Award-winning author Paul Greenberg will speak about his latest book, American Catch: The Fight for Our Local Seafood, will speak at Perrot on Wednesday, October 1st, 2014, at 7:30 PM.
In American Catch,: The Fight for Our Local Seafood, bestselling author Paul Greenberg tells the surprising story of why Americans no longer eat from local waters. In 2005, the United States imported twelve billion dollars’ worth of seafood, nearly double what we had imported ten years earlier. During that same period, our seafood exports rose by a third. Greenberg looks to New York oysters, gulf shrimp, and Alaskan salmon to reveal how it came to be that 91 percent of the seafood Americans eat is foreign. Despite the challenges, hope abounds. Mr. Greenberg proposes there is a way to break the current destructive patterns of consumption and return the American catch back to American consumers.

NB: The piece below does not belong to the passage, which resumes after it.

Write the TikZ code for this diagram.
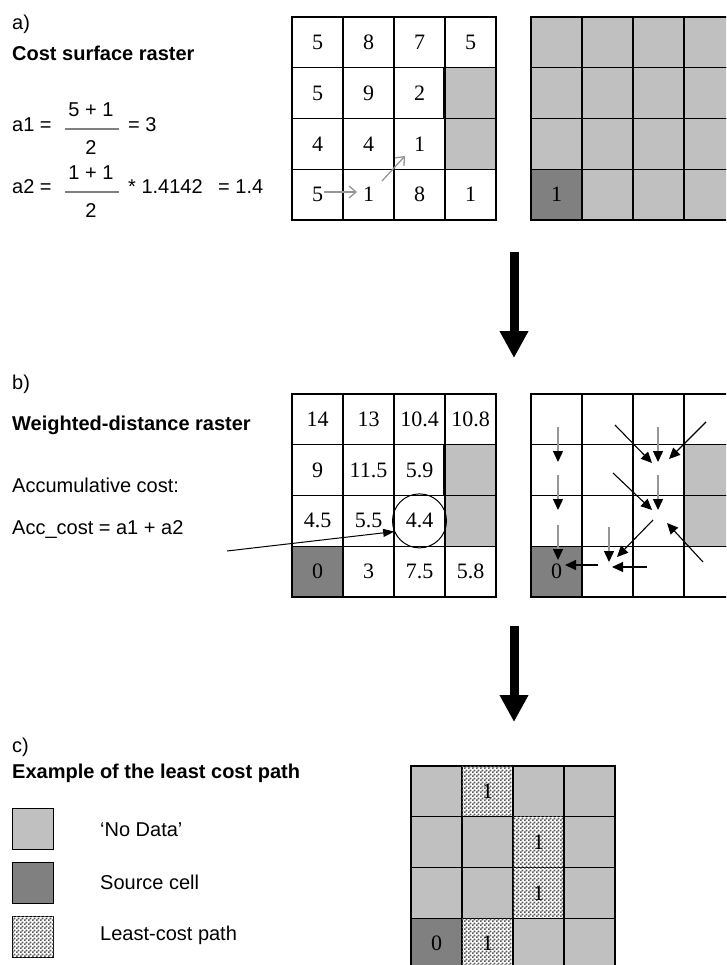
\documentclass[tikz,border=0pt]{standalone}
\usepackage{fontspec}
\setmainfont{Liberation Serif}
\setsansfont{Liberation Sans}
\usetikzlibrary{arrows.meta,patterns}
\definecolor{nodatac}{RGB}{192,192,192}
\definecolor{srcc}{RGB}{128,128,128}
\definecolor{hintc}{RGB}{150,150,150}
\pgfdeclarepatternformonly{finecheck}{\pgfpointorigin}{\pgfqpoint{4pt}{4pt}}{\pgfqpoint{4pt}{4pt}}{%
  \pgfpathrectangle{\pgfpointorigin}{\pgfqpoint{2pt}{2pt}}%
  \pgfpathrectangle{\pgfqpoint{2pt}{2pt}}{\pgfqpoint{2pt}{2pt}}%
  \pgfusepath{fill}}

\begin{document}
\begin{tikzpicture}[x=1pt,y=-1pt,>=Latex,
  cell/.style={draw,line width=1.1pt,minimum width=51pt,minimum height=50.75pt,inner sep=0pt,font=\fontsize{22}{26}\selectfont},
  plain/.style={fill=white},
  nodata/.style={fill=nodatac},
  srccell/.style={fill=srcc},
  lcpath/.style={fill=white,postaction={pattern=finecheck,pattern color=black!65}},
  keybox/.style={draw,line width=1.2pt,minimum size=41pt,inner sep=0pt,anchor=north west},
  lbl/.style={anchor=west,inner sep=0pt,font=\sffamily\fontsize{20}{23}\selectfont},
  hdr/.style={lbl,font=\sffamily\bfseries\fontsize{20}{23}\selectfont},
  hint/.style={hintc,line width=1.3pt,-{Straight Barb[length=7pt,width=12pt]}},
  flow/.style={line width=1.1pt,-{Triangle[length=11pt,width=10pt]}},
  flowv/.style={hintc,line width=1.4pt,-{Triangle[length=11pt,width=10pt,color=black]}},
  bigarr/.style={line width=9pt,-{Triangle[length=27pt,width=27pt]}}]
% page (726 x 965)
\useasboundingbox (0,0) rectangle (726,965);
\clip (0,0) rectangle (726,965);
\fill[white] (0,0) rectangle (726,965);

% a) cost surface raster
\node[lbl] (la) at (12,24) {a)};
\node[hdr] (ha) at (12,53) {Cost surface raster};
\node[lbl] (a1) at (12,125) {a1 =};
\node[lbl,anchor=center] (a1n) at (91,110) {5 + 1};
\node[lbl,anchor=center] (a1d) at (91,148) {2};
\draw[gray,line width=1.3pt] (65,129) -- (119,129);
\node[lbl] (a1r) at (128,125) {= 3};
\node[lbl] (a2) at (12,187) {a2 =};
\node[lbl,anchor=center] (a2n) at (91,173) {1 + 1};
\node[lbl,anchor=center] (a2d) at (91,211) {2};
\draw[gray,line width=1.3pt] (65,192) -- (119,192);
\node[lbl] (a2m) at (128,187) {* 1.4142};
\node[lbl] (a2r) at (218,187) {= 1.4};

\foreach \v/\s [count=\k from 0] in {5/plain,8/plain,7/plain,5/plain,5/plain,9/plain,2/plain,{}/nodata,
    4/plain,4/plain,1/plain,{}/nodata,5/plain,1/plain,8/plain,1/plain}{
  \pgfmathtruncatemacro\row{\k/4+1}
  \pgfmathtruncatemacro\col{mod(\k,4)+1}
  \node[cell,\s] (cs-\row-\col) at (266.5+51*\col,-8.375+50.75*\row) {\v};
}
\draw[line width=2.2pt] (cs-2-4.north west) -- (cs-2-4.south west);
\coordinate (h1s) at (324,192); \coordinate (h1e) at (357,192);
\coordinate (h2s) at (382,181); \coordinate (h2e) at (405,156);
\draw[hint] (h1s) -- (h1e);
\draw[hint] (h2s) -- (h2e);

% source raster
\foreach \v/\s [count=\k from 0] in {{}/nodata,{}/nodata,{}/nodata,{}/nodata,{}/nodata,{}/nodata,{}/nodata,{}/nodata,
    {}/nodata,{}/nodata,{}/nodata,{}/nodata,1/srccell,{}/nodata,{}/nodata,{}/nodata}{
  \pgfmathtruncatemacro\row{\k/4+1}
  \pgfmathtruncatemacro\col{mod(\k,4)+1}
  \node[cell,\s] (sr-\row-\col) at (505.5+51*\col,-8.375+50.75*\row) {\v};
}

% step arrows
\coordinate (arr1s) at (514,252); \coordinate (arr1e) at (514,358);
\coordinate (arr2s) at (514,626); \coordinate (arr2e) at (514,722);
\draw[bigarr] (arr1s) -- (arr1e);
\draw[bigarr] (arr2s) -- (arr2e);

% b) weighted-distance raster
\node[lbl] (lb) at (12,384) {b)};
\node[hdr] (hb) at (12,425) {Weighted-distance raster};
\node[lbl] (acc) at (12,485) {Accumulative cost:};
\node[lbl] (accf) at (12,530) {Acc\_cost = a1 + a2};

\foreach \v/\s [count=\k from 0] in {14/plain,13/plain,10.4/plain,10.8/plain,9/plain,11.5/plain,5.9/plain,{}/nodata,
    4.5/plain,5.5/plain,4.4/plain,{}/nodata,0/srccell,3/plain,7.5/plain,5.8/plain}{
  \pgfmathtruncatemacro\row{\k/4+1}
  \pgfmathtruncatemacro\col{mod(\k,4)+1}
  \node[cell,\s] (wd-\row-\col) at (266.5+51*\col,368.625+50.75*\row) {\v};
}
\draw[line width=2.2pt] (wd-2-4.north west) -- (wd-2-4.south west);
\node[circle,draw,line width=1pt,minimum size=54pt] (hit) at (wd-3-3) {};
\coordinate (accfrom) at (227,551);
\draw[line width=1pt,-{Triangle[length=11pt,width=8pt]}] (accfrom) -- (hit.203);

% direction raster
\foreach \v/\s [count=\k from 0] in {{}/plain,{}/plain,{}/plain,{}/plain,{}/plain,{}/plain,{}/plain,{}/nodata,
    {}/plain,{}/plain,{}/plain,{}/nodata,0/srccell,{}/plain,{}/plain,{}/plain}{
  \pgfmathtruncatemacro\row{\k/4+1}
  \pgfmathtruncatemacro\col{mod(\k,4)+1}
  \node[cell,\s] (dr-\row-\col) at (505.5+51*\col,368.625+50.75*\row) {\v};
}
\foreach \n/\x/\y in {va/558/427,vb/558/462,vc/558/475,vd/558/510,ve/558/525,vf/558/560,
    vg/658/427,vh/658/462,vi/658/475,vj/658/510,vk/609/527,vl/609/562}
  \coordinate (\n) at (\x,\y);
\foreach \n/\x/\y in {da/615/425,db/652/463,dc/706/422,dd/669/459,de/613/473,df/652/510,
    dg/653/520,dh/617/557,di/703/562,dj/667/523,dk/647/567,dl/612/567,dm/598/565,dn/565/565}
  \coordinate (\n) at (\x,\y);
\foreach \a/\b in {va/vb,vc/vd,ve/vf,vg/vh,vi/vj,vk/vl}
  \draw[flowv] (\a) -- (\b);
\foreach \a/\b in {da/db,dc/dd,de/df,dg/dh,di/dj,dk/dl,dm/dn}
  \draw[flow] (\a) -- (\b);

% c) least cost path
\node[lbl] (lc) at (12,747) {c)};
\node[hdr] (hc) at (12,773) {Example of the least cost path};
\node[keybox,nodata] (k-nd) at (12,808) {};
\node[keybox,srccell] (k-sc) at (12,862) {};
\node[keybox,lcpath] (k-lc) at (12,916) {};
\node[lbl] (t-nd) at (100,830) {`No Data'};
\node[lbl] (t-sc) at (100,882) {Source cell};
\node[lbl] (t-lc) at (100,935) {Least-cost path};

\foreach \v/\s [count=\k from 0] in {{}/nodata,1/lcpath,{}/nodata,{}/nodata,{}/nodata,{}/nodata,1/lcpath,{}/nodata,
    {}/nodata,{}/nodata,1/lcpath,{}/nodata,0/srccell,1/lcpath,{}/nodata,{}/nodata}{
  \pgfmathtruncatemacro\row{\k/4+1}
  \pgfmathtruncatemacro\col{mod(\k,4)+1}
  \node[cell,\s] (lp-\row-\col) at (385.5+51*\col,740.625+50.75*\row) {\v};
}
\end{tikzpicture}
\end{document}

Mr. Greenberg writes regularly for the New York Times on fish, aquaculture, and the future of the ocean. His 2010 book, Four Fish: The Future of the Last Wild Food, was a New York Times bestseller, and the winner of a James Beard Award for Writing and Literature. Mr. Greenberg has been both a National Endowment for the Arts Literature Fellow and a W.K. Kellogg Foundation Food and Society Policy Fellow. He grew up in Greenwich and currently resides in New York City.